The Genocide Awareness Project (GAP) is a movable anti-abortion display being temporarily installed on multiple university campuses in the United States and Canada since 1997. The display includes pictures they argue are of aborted fetuses or represent what an aborted fetus would look like, juxtaposed next to pictures of victims of genocide. The display is produced and managed by the Center for Bio-Ethical Reform, a privately funded United States organization.

In 1999 the display has been on at least seventeen campuses. Gregg Cunningham, the executive director of the Los Angeles-based-center said that most people have never seen abortion photographs, and in 1998 at the University of Tennessee, eight pregnant students who were planning on getting abortions changed their minds after seeing the display.

In 2001, the display was mounted on trucks to roam the San Francisco Bay Area streets and freeways. This approach was also used earlier in Florida, Michigan, Ohio, Indiana, Kentucky, and Los Angeles area.

The organizers maintain that the display stimulates dialogue among students and others who ordinarily would ignore the abortion issue.

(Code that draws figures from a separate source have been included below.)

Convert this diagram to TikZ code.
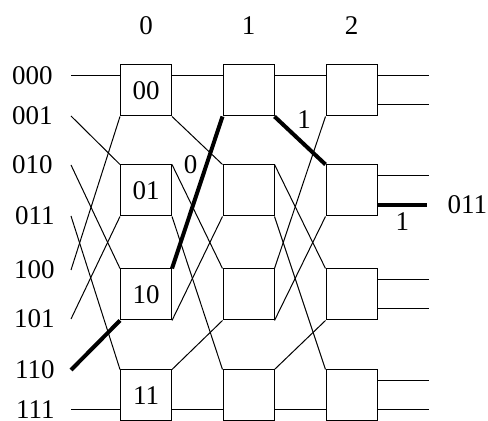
\documentclass[tikz,border=0pt]{standalone}
\usepackage{fontspec}
\setmainfont{Liberation Serif}
\usetikzlibrary{positioning}

\begin{document}
\begin{tikzpicture}[x=0.5pt, y=-0.5pt, line width=0.5pt,
        sw/.style = {draw, minimum width=25.5pt, minimum height=25.5pt, inner sep=0pt},
        lbl/.style = {inner sep=0pt, font=\fontsize{13.5}{16}\selectfont},
        hot/.style = {line width=2pt}]
        \useasboundingbox (0,0) rectangle (488,421);
        \node[sw, lbl] (b00) at (146, 90.5) {00};
        \node[sw, lbl] (b01) at (146, 190.5) {01};
        \node[sw, lbl] (b02) at (146, 294.5) {10};
        \node[sw, lbl] (b03) at (146, 395.5) {11};
        \foreach \c/\x in {1/248.5, 2/351.5}
                \foreach \r/\y in {0/90.5, 1/190.5, 2/294.5, 3/395.5}
                        \node[sw] (b\c\r) at (\x, \y) {};
        \node[lbl, above=14.5pt of b00] (t0) {0};
        \node[lbl, above=14.5pt of b10] (t1) {1};
        \node[lbl, above=14.5pt of b20] (t2) {2};
        \coordinate (p0) at (71, 76);
        \coordinate (p1) at (71, 116);
        \coordinate (p2) at (71, 165);
        \coordinate (p3) at (71, 216);
        \coordinate (p4) at (71, 270);
        \coordinate (p5) at (71, 319);
        \coordinate (p6) at (71, 370);
        \coordinate (p7) at (71, 410);
        \node[lbl, left=9pt of p0] (i0) {000};
        \node[lbl, left=9pt of p1] (i1) {001};
        \node[lbl, left=9pt of p2] (i2) {010};
        \node[lbl, left=8pt of p3] (i3) {011};
        \node[lbl, left=8pt of p4] (i4) {100};
        \node[lbl, left=8pt of p5] (i5) {101};
        \node[lbl, left=8pt of p6] (i6) {110};
        \node[lbl, left=8pt of p7] (i7) {111};
        \draw (p0) -- (p0 -| b00.west);
        \draw (p1) -- (b01.north west);
        \draw (p2) -- (b02.north west);
        \draw (p3) -- (b03.north west);
        \draw (p4) -- (b00.south west);
        \draw (p5) -- (b01.south west);
        \draw[hot] (p6) -- (b02.south west);
        \draw (p7) -- (p7 -| b03.west);
        \foreach \c/\d in {0/1, 1/2} {
                \draw (b\c0.east |- p0) -- (b\d0.west |- p0);
                \draw (b\c3.east |- p7) -- (b\d3.west |- p7);
                \draw (b\c1.north east) -- (b\d2.north west);
                \draw (b\c3.north east) -- (b\d2.south west);
                \draw (b\c1.south east) -- (b\d3.north west);
        }
        \draw (b12.north east) -- (b20.south west);
        \draw (b12.south east) -- (b21.south west);
        \draw (b02.south east) -- (b11.south west);
        \draw (b00.south east) -- (b11.north west);
        \draw[hot] (b02.north east) -- node[lbl, pos=0.68, left=3.5pt] (e0) {0} (b10.south west);
        \draw[hot] (b10.south east) -- (b21.north west);
        \node[lbl] (e1) at (304, 120) {1};
        \coordinate (o0) at (429, 76);
        \coordinate (o1) at (429, 105);
        \coordinate (o2) at (429, 176);
        \coordinate (o3) at (427, 205);
        \coordinate (o4) at (429, 280);
        \coordinate (o5) at (429, 309);
        \coordinate (o6) at (429, 381);
        \coordinate (o7) at (429, 410);
        \draw (b20.east |- o0) -- (o0);
        \draw (b20.east |- o1) -- (o1);
        \draw (b21.east |- o2) -- (o2);
        \draw[hot] (b21.east |- o3) -- node[lbl, below=3pt] (e2) {1} (o3);
        \draw (b22.east |- o4) -- (o4);
        \draw (b22.east |- o5) -- (o5);
        \draw (b23.east |- o6) -- (o6);
        \draw (b23.east |- o7) -- (o7);
        \node[lbl, right=10pt of o3] (out) {011};
\end{tikzpicture}
\end{document}
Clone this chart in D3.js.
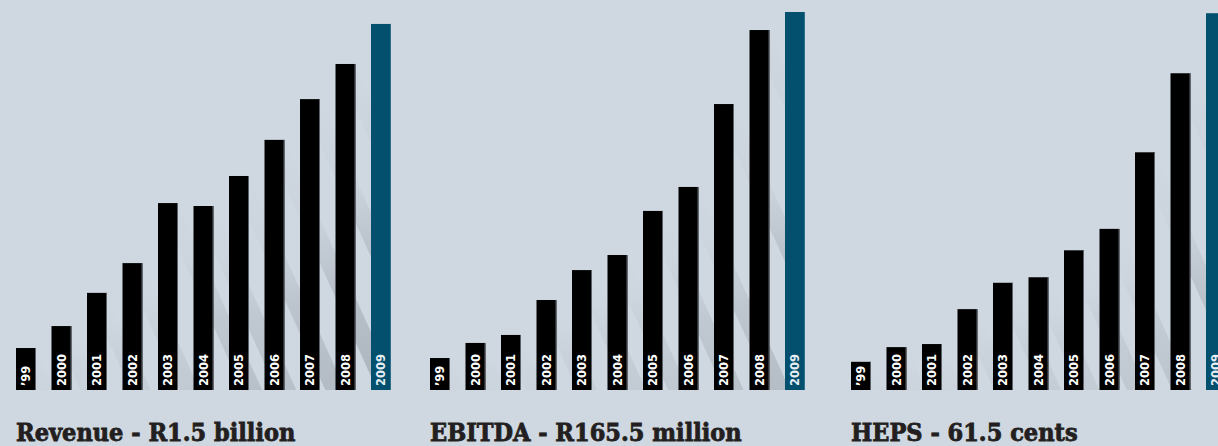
<!DOCTYPE html>
<html>
<head>
<meta charset="utf-8">
<script src="https://cdn.jsdelivr.net/npm/d3@7/dist/d3.min.js"></script>
<style>
  html, body { margin: 0; padding: 0; background: #cfd7e0; }
  svg { display: block; }
</style>
</head>
<body>
<script>
// ---- Data ----
const years = ["\u201999", "2000", "2001", "2002", "2003", "2004", "2005", "2006", "2007", "2008", "2009"];
const revenue = [172, 262, 398, 520, 766, 754, 877, 1025, 1192, 1336, 1500];   // R million
const ebitda  = [14.0, 20.6, 24.1, 39.4, 52.5, 59.1, 78.4, 88.9, 125.2, 157.6, 165.5]; // R million
const heps    = [4.6, 7.0, 7.5, 13.2, 17.5, 18.4, 22.8, 26.3, 38.8, 51.7, 61.5]; // cents
const titles  = ["Revenue - R1.5 billion", "EBITDA - R165.5 million", "HEPS - 61.5 cents"];
const domainMax = [1549, 165.5, 61.7];
const seriesList = [revenue, ebitda, heps];

// ---- Layout ----
const W = 1218, H = 446;
const panelX = [16, 430, 851];
const baseline = 390, topY = 12;
const bandWidth = 375;
const slope = 0.45; // shadow dx per dy

const svg = d3.select("body").append("svg").attr("width", W).attr("height", H);
svg.append("rect").attr("width", W).attr("height", H).attr("fill", "#cfd7e0");

const defs = svg.append("defs");
const grad = defs.append("linearGradient").attr("id", "shadowGrad")
  .attr("x1", 0).attr("y1", 0).attr("x2", 0).attr("y2", 1);
grad.append("stop").attr("offset", "0").attr("stop-color", "#4d545c").attr("stop-opacity", 0);
grad.append("stop").attr("offset", "0.3").attr("stop-color", "#4d545c").attr("stop-opacity", 0.05);
grad.append("stop").attr("offset", "0.6").attr("stop-color", "#4d545c").attr("stop-opacity", 0.3);
grad.append("stop").attr("offset", "1").attr("stop-color", "#4d545c").attr("stop-opacity", 0.45);

const y = d3.scaleLinear().range([baseline, topY]);

seriesList.forEach((vals, p) => {
  const x = d3.scaleBand().domain(years).range([0, bandWidth]).paddingInner(0.437).paddingOuter(0);
  y.domain([0, domainMax[p]]);
  const g = svg.append("g").attr("transform", `translate(${panelX[p]},0)`);
  const bw = x.bandwidth();

  const clipId = "clip" + p;
  defs.append("clipPath").attr("id", clipId).append("rect")
    .attr("x", -10).attr("y", 0)
    .attr("width", bandWidth + 10).attr("height", baseline);

  const data = years.map((yr, i) => ({ yr, v: vals[i], i }));

  // shadows
  g.append("g").attr("clip-path", `url(#${clipId})`)
    .selectAll("path").data(data).join("path")
    .attr("fill", "url(#shadowGrad)")
    .attr("fill-opacity", d => Math.pow((baseline - y(d.v)) / (baseline - topY), 1.3))
    .attr("d", d => {
      const x0 = x(d.yr), x1 = x0 + bw, t = y(d.v);
      const h = baseline - t;
      const dx = h * slope;
      return `M${x0},${t} L${x1},${t} L${x1 + dx},${baseline} L${x0 + dx},${baseline} Z`;
    });

  // bars
  g.selectAll("rect.bar").data(data).join("rect")
    .attr("class", "bar")
    .attr("x", d => x(d.yr))
    .attr("y", d => y(d.v))
    .attr("width", bw)
    .attr("height", d => baseline - y(d.v))
    .attr("fill", d => d.i === years.length - 1 ? "#02506e" : "#000000");

  // bar edge highlight
  g.selectAll("line.edge").data(data).join("line")
    .attr("class", "edge")
    .attr("x1", d => x(d.yr) + bw - 0.5).attr("x2", d => x(d.yr) + bw - 0.5)
    .attr("y1", d => y(d.v)).attr("y2", baseline)
    .attr("stroke", d => d.i === years.length - 1 ? "#2d6f8c" : "#5d636b")
    .attr("stroke-width", 1);

  // year labels
  g.selectAll("text.yr").data(data).join("text")
    .attr("class", "yr")
    .attr("transform", d => `translate(${x(d.yr) + bw / 2},${baseline - 4}) rotate(-90)`)
    .attr("dy", "0.36em")
    .attr("text-anchor", "start")
    .attr("fill", d => d.i === years.length - 1 ? "#e6eef3" : "#ffffff")
    .style("font-family", "'DejaVu Sans', sans-serif")
    .style("font-weight", "bold")
    .style("font-size", "11.5px")
    .text(d => d.yr);

  // title
  svg.append("text")
    .attr("x", panelX[p]).attr("y", 441)
    .attr("fill", "#231f20")
    .attr("stroke", "#231f20")
    .attr("stroke-width", 0.8)
    .style("font-family", "'DejaVu Serif Condensed', 'DejaVu Serif', serif")
    .style("font-weight", "bold")
    .style("font-size", "25px")
    .text(titles[p]);
});
</script>
</body>
</html>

In March 2007, anti-abortion students from the University of Calgary successfully organized their third GAP display. Pro-choicers protested at each of their displays, including bringing manure as a sign of what they thought of the campaign.

At the same time, in some places the controversy around the project was quite high and some campuses banned the display. On March 16, 2004, The National Post ran the headline, “Pro-life signs rejected as inflammatory,” describing how the University of Alberta turned down the request to put this display in a high-traffic area of the campus, alternatively offering a space in a room. The posters were described as discriminatory and inciting contempt towards women. Other protesters say that to compare these women to Nazis and terrorists is hateful and offensive, and that the use of the word genocide in relation to abortion is contestable because abortion does not discriminate on national, ethnic, racial or religious grounds.